The Role of Notation
The notation used in mathematics often signals whether we are dealing with a function. The use of f(x) strongly suggests a function, implying that for each ‘x’, there is a unique ‘f(x)’.
When we see an equation like y^2 = x, it represents a relation. If we try to solve for y, we get y = ±√x, indicating that for a positive ‘x’, there are two possible ‘y’ values, making it not a function of x.
However, x = y^2 *can* be considered a function if we define the domain and codomain appropriately, for example, if y represents the input and x the output, where y is restricted to non-negative values.
Real-World Scenarios and Ambiguity
When translating real-world scenarios into mathematical terms, it’s important to consider whether the situation inherently implies a functional relationship. For instance, a person’s height changes over time; this is a functional relationship.

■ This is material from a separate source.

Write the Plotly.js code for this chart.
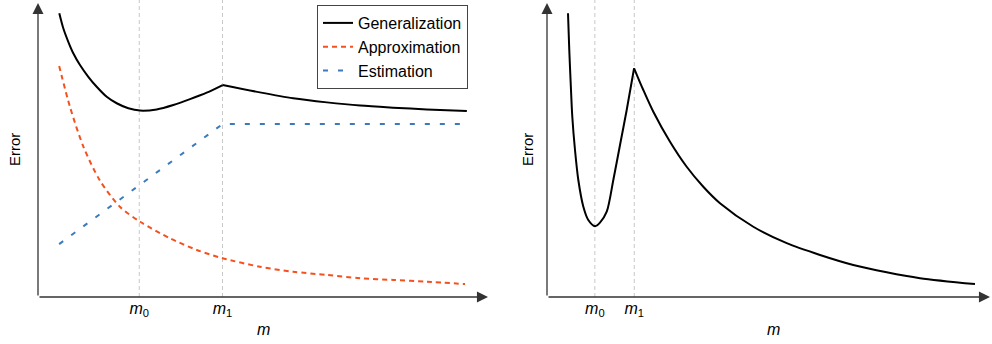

However, the set of all people and their eye colors is a relation. A person can have only one eye color (or a specific combination), so this is functional. But if we consider the set of all dogs and their owners, a dog can have multiple owners, making it a relation.
The context is key. A mathematical model is only as good as its ability to accurately represent the underlying reality, and choosing between a relation and a function requires careful consideration of the problem’s constraints and desired outcomes.
Conclusion: The Power of Precision
In summary, a relation is any set of ordered pairs, allowing for multiple outputs from a single input. A function is a stricter type of relation where each input is associated with one and only one output.
This seemingly small difference is fundamental to the structure and predictability of mathematics. Functions enable us to model the world with precision, make reliable predictions, and build complex systems.
Mastering the distinction between relations and functions is not just about memorizing definitions; it’s about understanding the underlying logic that powers much of our scientific and technological advancement.